The story: Breckenridge Bourbon is made at Breckenridge Distillery in Colorado using, as the label says, “snowmelt from the Rocky Mountains” and a high-rye mash bill (56 percent yellow corn, 38 percent green rye, 6 percent unmalted barley). It has won several awards, including one of only three gold medals awarded at the 2011 International Wine and Spirits Competition in the United Kingdom. I had a chance to try it at the Old Kentucky Bourbon Bar in Covington, Ky., recently. Read on for my take.

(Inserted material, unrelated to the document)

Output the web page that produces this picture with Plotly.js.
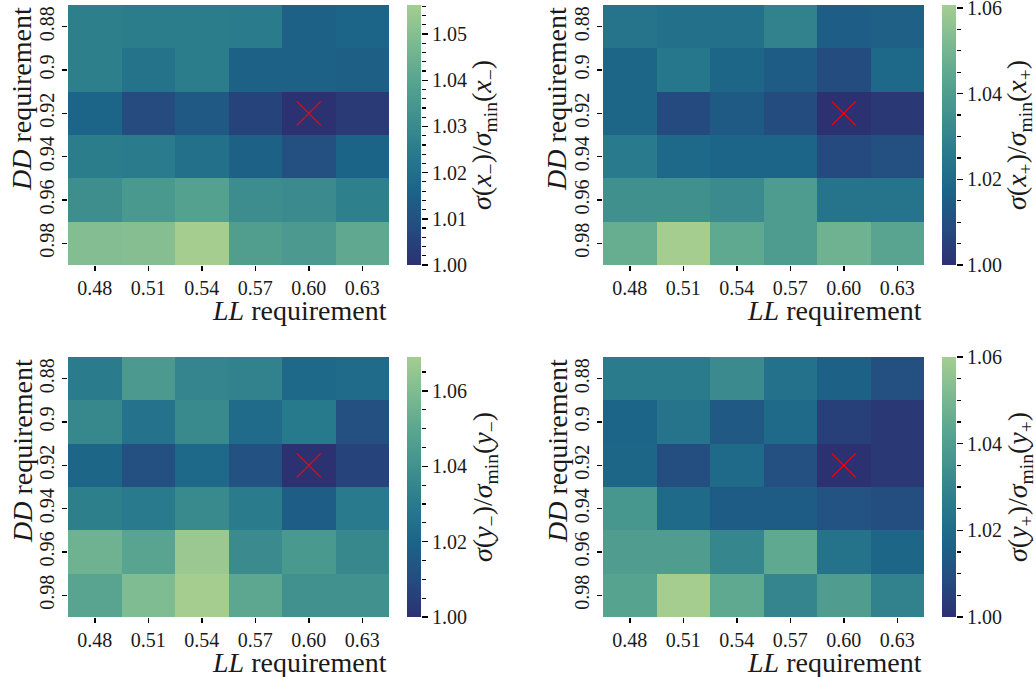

The aroma: Lots of fresh-sawn wood notes and sweet, buttery corn; not much rye influence considering the mash bill.
The taste: Maple, corn syrup, a hint of cinnamon and a tinge of white pepper. There is a pronounced wood note, almost like cedar. Fairly thin mouth feel and a short finish that leaves little behind.
The verdict: Sorry, Brits: I would not list Breckenridge Bourbon as one of my top three bourbons in the world. It’s not a bad pour, it’s just not terribly complex, probably owing to its youth, and it doesn’t have the spicy kick of other high-rye bourbons I’ve enjoyed, possibly because of its lower proof. For me, this would be a nice start-the-evening bourbon, but certainly not the last word.